History is not some quantifiable thing that moves like a glacier or a missile or an asteroid. It is a dark, inchoate mass that sits there in the rearview mirror as we drive forward. We learn from the past by sifting through the mess and finding relevant bits and pieces that may explain how we got to where we are. We may find pathways that can lead us back to stories of those who have come before. The lives of others can help us in our choices. The experiences of others can guide us to live more thoughtfully.

We are not a helpless community living at the whim of others. The American Jewish community today is profoundly strong. We are leaders in every major arena of American life (except maybe hockey…). Very importantly, there are 30 Jews in Congress, 28 Democrats and two Republicans. They make up 8% of the Senate versus 5% of the House. And don’t forget, Jews are less than 2% of the American population.

We have options. We have a voice. We want to know: Why don’t we know yet who’s responsible for the cemetery desecrations? Why haven’t we gotten anywhere discovering who these hateful callers to JCCs are?

I’m not sure when the term, “Never again”, was connected to the Holocaust and Jewish life. It’s always meant to me that never will we make the same choices. Never again will we wait. Every JCC in America is connected to us. Every synagogue is a part of us. Our dead are buried in every Jewish cemetery. There is no them here.

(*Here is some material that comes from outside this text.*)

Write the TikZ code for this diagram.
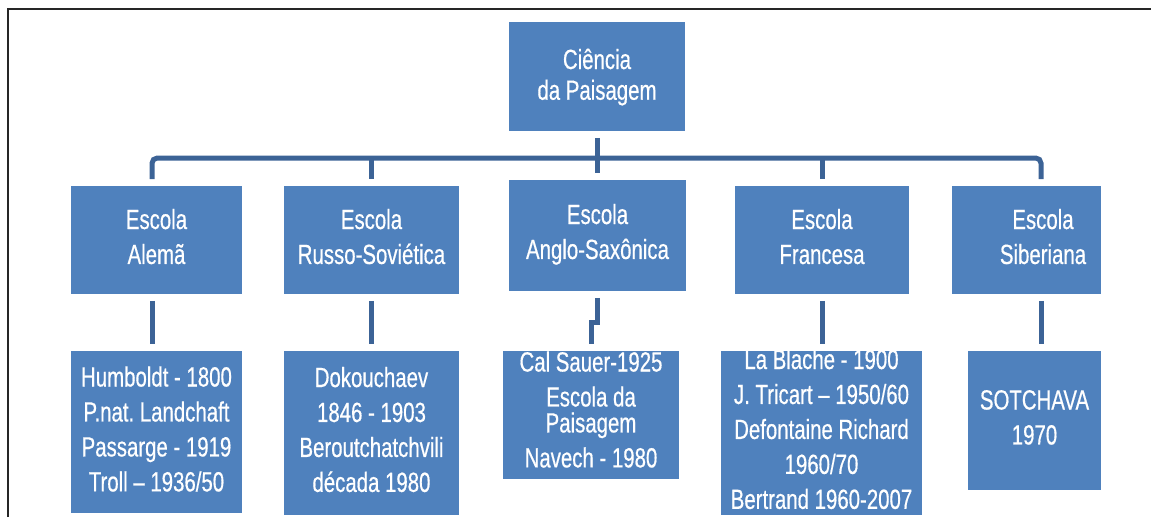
\documentclass[tikz,border=0pt]{standalone}
\usepackage{fontspec}
\setmainfont[FakeStretch=0.735, FakeBold=0.5]{Liberation Sans}
\definecolor{azul}{RGB}{79,129,189}
\definecolor{azulescuro}{RGB}{60,99,150}
\newcommand{\rotulo}[2]{\raisebox{#1}{\smash{\begin{tabular}[t]{@{}c@{}}#2\end{tabular}}}}

\begin{document}
\begin{tikzpicture}[x=0.02cm, y=-0.02cm,
		caixa/.style={fill=azul, text=white, inner sep=0pt, font=\fontsize{15.8}{19.9}\selectfont},
		liga/.style={draw=azulescuro, line width=0.1cm, shorten <=0.13cm, shorten >=0.13cm}]
	\useasboundingbox (0,0) rectangle (1151,517);
	\draw[line width=0.04cm, black!85] (8,517) -- (8,9) -- (1151,9);
	\node[caixa, minimum width=3.52cm, minimum height=2.18cm, font=\fontsize{15.8}{17.5}\selectfont] (raiz) at (597,76.5) {\rotulo{0.3cm}{Ciência\\da Paisagem}};
	\node[caixa, minimum width=3.42cm, minimum height=2.16cm] (alema) at (156.5,240) {\rotulo{0.44cm}{Escola\\Alemã}};
	\node[caixa, minimum width=3.5cm, minimum height=2.16cm] (russa) at (371.5,240) {\rotulo{0.44cm}{Escola\\Russo-Soviética}};
	\node[caixa, minimum width=3.54cm, minimum height=2.22cm] (anglo) at (597.5,235.5) {\rotulo{0.46cm}{Escola\\Anglo-Saxônica}};
	\node[caixa, minimum width=3.48cm, minimum height=2.16cm] (francesa) at (822,240) {\rotulo{0.44cm}{Escola\\Francesa}};
	\node[caixa, minimum width=2.98cm, minimum height=2.16cm] (siberiana) at (1026.5,240) {\hspace*{0.66cm}\rotulo{0.44cm}{Escola\\Siberiana}};
	\node[caixa, minimum width=3.42cm, minimum height=3.24cm] (humboldt) at (156.5,432) {\rotulo{1.82cm}{Humboldt - 1800\\P.nat.\ Landchaft\\Passarge - 1919\\Troll – 1936/50}};
	\node[caixa, minimum width=3.5cm, minimum height=3.28cm] (doko) at (371.5,433) {\rotulo{1.84cm}{Dokouchaev\\1846 - 1903\\Beroutchatchvili\\década 1980}};
	\node[caixa, minimum width=3.52cm, minimum height=2.56cm] (sauer) at (591,415) {\rotulo{1.74cm}{Cal Sauer-1925\\Escola da\\\noalign{\vskip -0.18cm}Paisagem\\Navech - 1980}};
	\node[caixa, minimum width=4.02cm, minimum height=3.28cm] (blache) at (821.5,433) {\rotulo{2.56cm}{La Blache - 1900\\J. Tricart – 1950/60\\Defontaine Richard\\1960/70\\Bertrand 1960-2007}};
	\node[caixa, minimum width=2.66cm, minimum height=2.78cm] (sotchava) at (1034.5,420.5) {\rotulo{0.44cm}{SOTCHAVA\\1970}};
	\coordinate (barra) at (597,158);
	\draw[liga, rounded corners=3pt] ([xshift=-0.09cm]alema.north) |- (barra) -| ([xshift=0.29cm]siberiana.north);
	\draw[liga] (raiz.south) -- (raiz.south |- anglo.north);
	\foreach \e in {russa, francesa} {
		\draw[liga, shorten <=0pt] (barra -| \e.north) -- (\e.north);
	}
	\draw[liga] ([xshift=-0.09cm]alema.south) -- ([xshift=-0.09cm]alema.south |- humboldt.north);
	\foreach \e/\a in {russa/doko, francesa/blache} {
		\draw[liga] (\e.south) -- (\e.south |- \a.north);
	}
	\draw[liga] (anglo.south) -- ++(0,31) -| (sauer.north);
	\draw[liga] ([xshift=0.29cm]siberiana.south) -- ([xshift=0.29cm]siberiana.south |- sotchava.north);
\end{tikzpicture}
\end{document}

And, as if I have to write this, there is no “us” and “them”. We are the Indian engineers who were shot and killed. We are the people who cannot find safety in America because of their faith or their nation of origin. We are the undocumented workers who keep this nation on the tracks, who live in fear of being run out of this country. Jews know better than most that there is no “other”. There are only us. It’s up to us to stand tall and remain vigilant and vocal. It’s up to us to take the lessons of history and teach the world what it means to oppose hatred and ignorance.